Mexico’s crude exports to the US dropped to their lowest level in 25 years in September, as the Latin American nation seeks other buyers in response to reduced demand from US refiners, reports Bloomberg.

Mexico’s state-owned oil company Petroleos Mexicanos (Pemex) shipped 550,000 barrels of crude a day to the US in September, marking the first time since 1992 that less than half of its output has gone to the US.

With increasing unconventional output, producers in the US and Canada have begun to supply almost three quarters of US refinery demands, up from 50% five years ago.

Mexico and other importers have felt the squeeze and started seeking to exploit markets further abroad.

In September, Mexico sold large quantities to Spain (200,000 bpd), India (166,000 bpd) and China (33,000 bpd). While the exports to China are relatively small, they represent a doubling of the figures for the previous month.

“Pemex has a diversification strategy and exports to countries like Japan, China and India have increased as both a business decision and foreseeing that the US demand could decrease over time,” a Pemex spokesman told Bloomberg.
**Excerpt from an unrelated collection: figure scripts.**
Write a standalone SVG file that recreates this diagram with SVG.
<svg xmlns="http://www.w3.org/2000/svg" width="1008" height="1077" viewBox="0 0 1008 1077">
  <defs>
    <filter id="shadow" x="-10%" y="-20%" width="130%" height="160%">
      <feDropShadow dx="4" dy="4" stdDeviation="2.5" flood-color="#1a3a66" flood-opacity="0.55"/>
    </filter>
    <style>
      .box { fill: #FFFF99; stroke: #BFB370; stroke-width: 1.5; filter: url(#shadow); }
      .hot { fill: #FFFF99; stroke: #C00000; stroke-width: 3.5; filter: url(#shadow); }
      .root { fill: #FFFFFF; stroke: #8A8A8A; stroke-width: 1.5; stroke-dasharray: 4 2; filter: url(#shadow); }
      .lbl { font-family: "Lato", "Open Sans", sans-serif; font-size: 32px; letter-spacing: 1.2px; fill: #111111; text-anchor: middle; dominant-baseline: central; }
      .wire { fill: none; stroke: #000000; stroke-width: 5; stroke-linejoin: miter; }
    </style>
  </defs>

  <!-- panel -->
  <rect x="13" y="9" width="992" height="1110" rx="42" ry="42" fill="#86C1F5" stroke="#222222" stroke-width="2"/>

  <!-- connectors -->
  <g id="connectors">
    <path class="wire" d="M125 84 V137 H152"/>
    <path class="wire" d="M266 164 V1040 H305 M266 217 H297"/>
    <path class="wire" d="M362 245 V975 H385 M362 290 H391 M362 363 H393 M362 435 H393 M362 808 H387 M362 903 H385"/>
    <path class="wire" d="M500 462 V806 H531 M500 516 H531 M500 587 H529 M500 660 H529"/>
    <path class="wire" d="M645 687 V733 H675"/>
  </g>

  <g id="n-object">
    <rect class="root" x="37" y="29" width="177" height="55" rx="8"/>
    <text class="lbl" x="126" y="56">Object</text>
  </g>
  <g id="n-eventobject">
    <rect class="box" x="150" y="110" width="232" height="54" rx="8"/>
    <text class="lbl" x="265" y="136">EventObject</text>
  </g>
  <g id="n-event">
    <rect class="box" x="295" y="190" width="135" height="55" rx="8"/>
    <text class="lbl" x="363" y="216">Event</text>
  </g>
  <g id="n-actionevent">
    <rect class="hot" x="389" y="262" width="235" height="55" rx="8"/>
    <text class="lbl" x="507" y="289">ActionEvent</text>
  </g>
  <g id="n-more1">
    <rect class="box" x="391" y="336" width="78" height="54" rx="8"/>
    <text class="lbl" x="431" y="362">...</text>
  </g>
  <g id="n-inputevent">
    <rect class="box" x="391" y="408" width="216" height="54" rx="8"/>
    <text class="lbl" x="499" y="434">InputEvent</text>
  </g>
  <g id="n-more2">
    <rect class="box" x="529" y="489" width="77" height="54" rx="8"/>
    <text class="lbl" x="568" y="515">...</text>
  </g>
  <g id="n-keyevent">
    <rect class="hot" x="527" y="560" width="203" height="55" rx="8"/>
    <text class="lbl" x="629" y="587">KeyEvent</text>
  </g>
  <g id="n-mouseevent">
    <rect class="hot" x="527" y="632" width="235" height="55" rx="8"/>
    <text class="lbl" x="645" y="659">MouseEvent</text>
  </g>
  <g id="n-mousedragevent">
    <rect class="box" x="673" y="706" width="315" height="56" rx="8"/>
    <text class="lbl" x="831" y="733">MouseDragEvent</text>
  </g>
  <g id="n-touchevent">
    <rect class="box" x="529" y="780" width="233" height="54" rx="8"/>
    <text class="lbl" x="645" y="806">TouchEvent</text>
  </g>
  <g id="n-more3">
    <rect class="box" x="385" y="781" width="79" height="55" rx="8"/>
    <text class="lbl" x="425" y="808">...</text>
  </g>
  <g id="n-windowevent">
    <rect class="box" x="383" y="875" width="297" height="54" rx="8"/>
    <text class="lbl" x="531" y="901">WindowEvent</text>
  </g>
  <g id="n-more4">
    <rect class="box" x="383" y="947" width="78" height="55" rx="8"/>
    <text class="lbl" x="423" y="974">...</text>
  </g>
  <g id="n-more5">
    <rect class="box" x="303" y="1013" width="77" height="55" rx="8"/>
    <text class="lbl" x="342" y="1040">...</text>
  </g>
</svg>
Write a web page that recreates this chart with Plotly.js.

In August, the US government decided to allow the sale of domestic oil to Mexico for the first time, part of the Obama administration’s wider policy of breaking the self-imposed ban on exports of US oil, reported Reuters.

Under oil swap arrangements confirmed in October, Mexico is set to import light crude from the US in exchange for Mexico’s heavier crude oil, which is more suitable for US refineries.